**Stated task**
Reproduce all of the data below without alteration; exclude every picture.

+ + + + +

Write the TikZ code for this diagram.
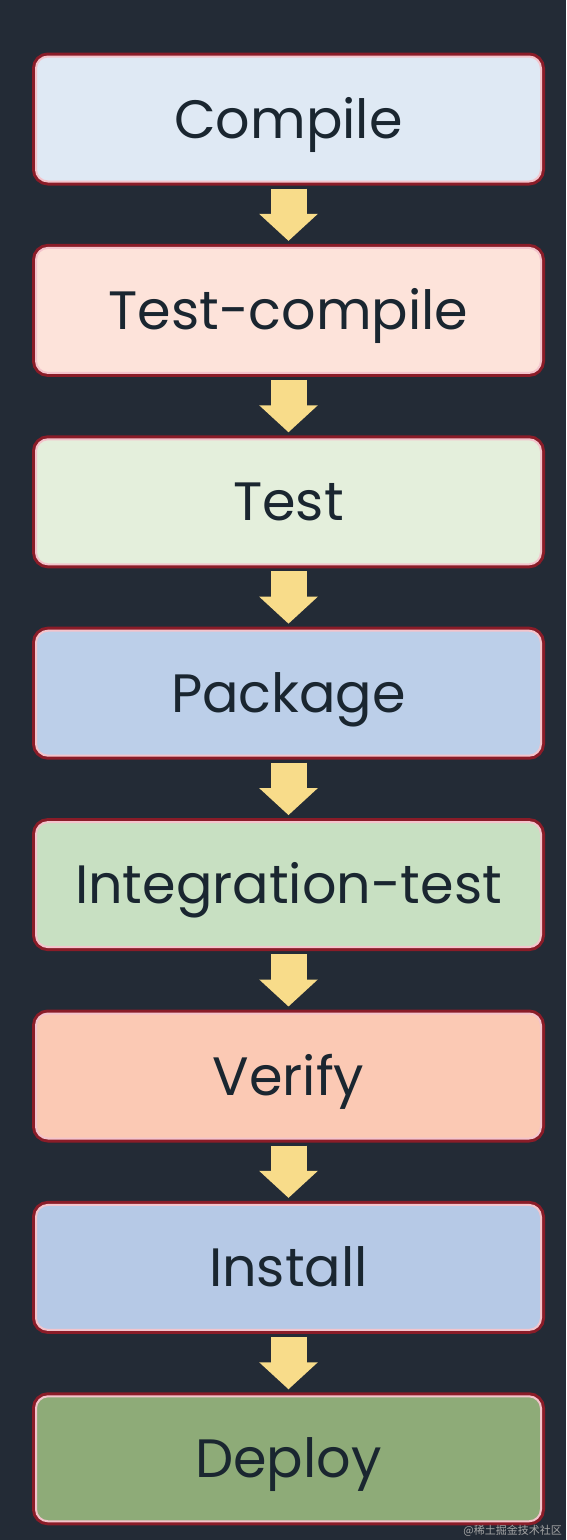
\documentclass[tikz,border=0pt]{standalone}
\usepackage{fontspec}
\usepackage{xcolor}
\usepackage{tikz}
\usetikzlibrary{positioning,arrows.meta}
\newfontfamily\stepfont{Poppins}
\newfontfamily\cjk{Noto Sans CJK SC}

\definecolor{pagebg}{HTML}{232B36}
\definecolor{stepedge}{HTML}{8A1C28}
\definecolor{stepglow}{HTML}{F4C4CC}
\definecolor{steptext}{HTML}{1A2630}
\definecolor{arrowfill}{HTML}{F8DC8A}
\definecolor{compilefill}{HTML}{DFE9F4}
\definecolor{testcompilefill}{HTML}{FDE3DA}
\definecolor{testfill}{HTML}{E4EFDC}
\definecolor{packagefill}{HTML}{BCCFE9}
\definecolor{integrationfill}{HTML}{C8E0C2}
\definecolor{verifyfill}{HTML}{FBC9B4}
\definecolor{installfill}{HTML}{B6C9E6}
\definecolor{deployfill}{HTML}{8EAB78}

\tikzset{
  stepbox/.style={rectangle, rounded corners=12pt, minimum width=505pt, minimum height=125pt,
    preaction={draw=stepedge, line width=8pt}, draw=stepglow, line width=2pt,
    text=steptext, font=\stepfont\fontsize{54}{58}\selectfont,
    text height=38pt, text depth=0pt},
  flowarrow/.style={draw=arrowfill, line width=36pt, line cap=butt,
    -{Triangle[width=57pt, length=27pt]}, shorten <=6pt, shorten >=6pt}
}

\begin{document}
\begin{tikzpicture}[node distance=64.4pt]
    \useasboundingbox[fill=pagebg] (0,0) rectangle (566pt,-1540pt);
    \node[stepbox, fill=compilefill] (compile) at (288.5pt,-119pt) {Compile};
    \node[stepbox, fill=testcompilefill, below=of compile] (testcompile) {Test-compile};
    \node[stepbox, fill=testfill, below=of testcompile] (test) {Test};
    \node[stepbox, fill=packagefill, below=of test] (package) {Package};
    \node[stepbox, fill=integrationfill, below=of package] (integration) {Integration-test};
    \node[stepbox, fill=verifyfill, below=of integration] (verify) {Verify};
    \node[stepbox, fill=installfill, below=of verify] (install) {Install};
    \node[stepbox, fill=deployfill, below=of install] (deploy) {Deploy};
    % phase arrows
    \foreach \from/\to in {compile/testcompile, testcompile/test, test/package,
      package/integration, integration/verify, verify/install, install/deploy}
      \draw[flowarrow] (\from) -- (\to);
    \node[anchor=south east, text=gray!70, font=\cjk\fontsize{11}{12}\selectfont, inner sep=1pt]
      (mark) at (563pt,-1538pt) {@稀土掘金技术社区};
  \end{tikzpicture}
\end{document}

+ + + + +

**Response**
Write the TikZ code for this diagram.
\documentclass[tikz,border=0pt]{standalone}
\usepackage{fontspec}
\usepackage{xcolor}
\usepackage{tikz}
\usetikzlibrary{positioning,arrows.meta}
\newfontfamily\stepfont{Poppins}
\newfontfamily\cjk{Noto Sans CJK SC}

\definecolor{pagebg}{HTML}{232B36}
\definecolor{stepedge}{HTML}{8A1C28}
\definecolor{stepglow}{HTML}{F4C4CC}
\definecolor{steptext}{HTML}{1A2630}
\definecolor{arrowfill}{HTML}{F8DC8A}
\definecolor{compilefill}{HTML}{DFE9F4}
\definecolor{testcompilefill}{HTML}{FDE3DA}
\definecolor{testfill}{HTML}{E4EFDC}
\definecolor{packagefill}{HTML}{BCCFE9}
\definecolor{integrationfill}{HTML}{C8E0C2}
\definecolor{verifyfill}{HTML}{FBC9B4}
\definecolor{installfill}{HTML}{B6C9E6}
\definecolor{deployfill}{HTML}{8EAB78}

\tikzset{
  stepbox/.style={rectangle, rounded corners=12pt, minimum width=505pt, minimum height=125pt,
    preaction={draw=stepedge, line width=8pt}, draw=stepglow, line width=2pt,
    text=steptext, font=\stepfont\fontsize{54}{58}\selectfont,
    text height=38pt, text depth=0pt},
  flowarrow/.style={draw=arrowfill, line width=36pt, line cap=butt,
    -{Triangle[width=57pt, length=27pt]}, shorten <=6pt, shorten >=6pt}
}

\begin{document}
\begin{tikzpicture}[node distance=64.4pt]
    \useasboundingbox[fill=pagebg] (0,0) rectangle (566pt,-1540pt);
    \node[stepbox, fill=compilefill] (compile) at (288.5pt,-119pt) {Compile};
    \node[stepbox, fill=testcompilefill, below=of compile] (testcompile) {Test-compile};
    \node[stepbox, fill=testfill, below=of testcompile] (test) {Test};
    \node[stepbox, fill=packagefill, below=of test] (package) {Package};
    \node[stepbox, fill=integrationfill, below=of package] (integration) {Integration-test};
    \node[stepbox, fill=verifyfill, below=of integration] (verify) {Verify};
    \node[stepbox, fill=installfill, below=of verify] (install) {Install};
    \node[stepbox, fill=deployfill, below=of install] (deploy) {Deploy};
    % phase arrows
    \foreach \from/\to in {compile/testcompile, testcompile/test, test/package,
      package/integration, integration/verify, verify/install, install/deploy}
      \draw[flowarrow] (\from) -- (\to);
    \node[anchor=south east, text=gray!70, font=\cjk\fontsize{11}{12}\selectfont, inner sep=1pt]
      (mark) at (563pt,-1538pt) {@稀土掘金技术社区};
  \end{tikzpicture}
\end{document}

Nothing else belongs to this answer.